Every now and then I find some articles' titles built up like this: "Trump to meet with game industry over gun violence next week"

Well, I don't know how to find more information about this. I understood what the title says but I haven't managed to get the rule to build a sentence in this way. Can you explain me further?

  • 2
    This construction is not a sentence. It's an abbreviation of "Trump is to meet ..." -- it's employed only in situations like headlines and captions, to save space. – StoneyB on hiatus Mar 2 '18 at 21:50
  • 1
    Look up headlinese. We get many questions here about the way that headlines are written. – stangdon Mar 2 '18 at 22:04
  • The comments are fine, except when using the copula it's not a journalistic shortcut: "The Pope is to be anointed this Friday" (meaning the Pope will be anointed this Friday), "This passage is to be understood as a condemnation of illiteracy" (meaning the passage is intended to be a condemnation of illiteracy), etc. – Robusto Mar 2 '18 at 23:30

Titles, especially in journalism, aim to immediately draw in readers.
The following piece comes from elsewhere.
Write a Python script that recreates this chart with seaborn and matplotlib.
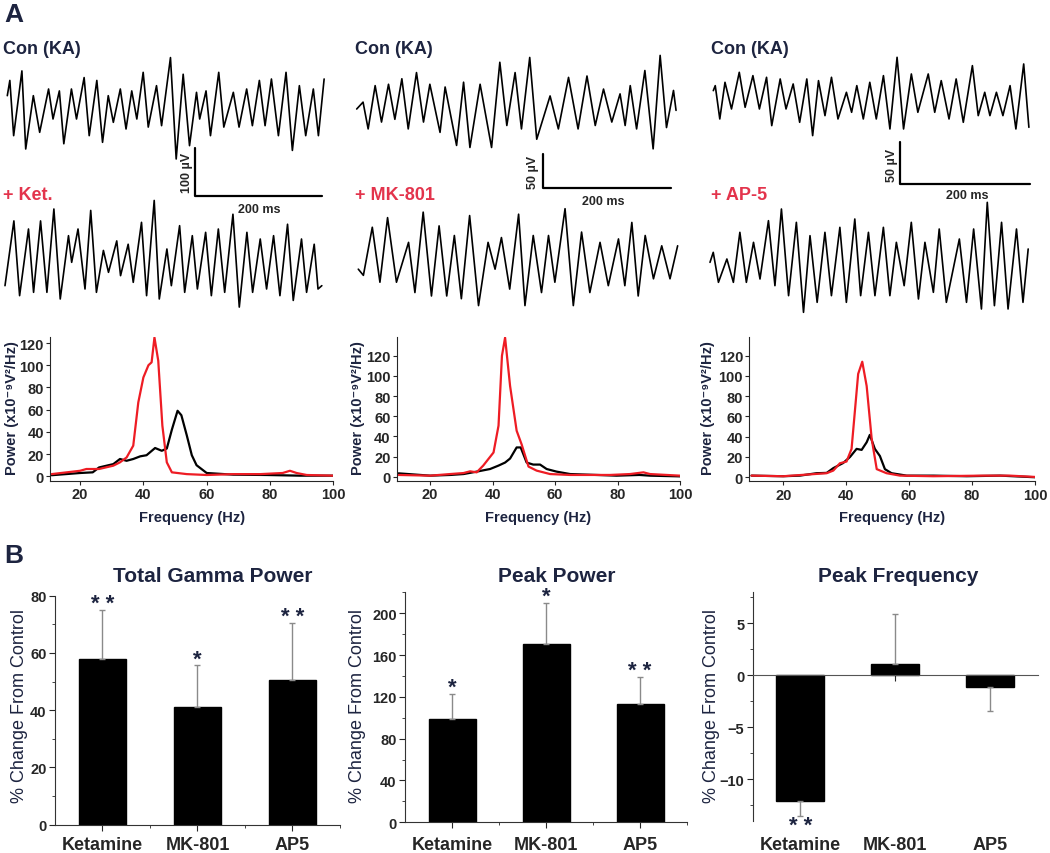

Journalists have to be quick and efficient.

Instead of saying "Trump plans to meet with the game industry in order to discuss gun violence next week," journalists try to stick to a condensed version of the sentence, one that still makes sense and gets the point across.

From a grammatical point of view, please consider this definition provided by Google:

["to" may be used] in various phrases indicating how something is related to something else (often followed by a noun without a determiner). "made to order"

Compared to other languages, such as French, English is rather lenient in many respects. As you can see above, this is a similar situation to the Trump example.

The best reasoning for this is the attention-grabbing nature of journalism.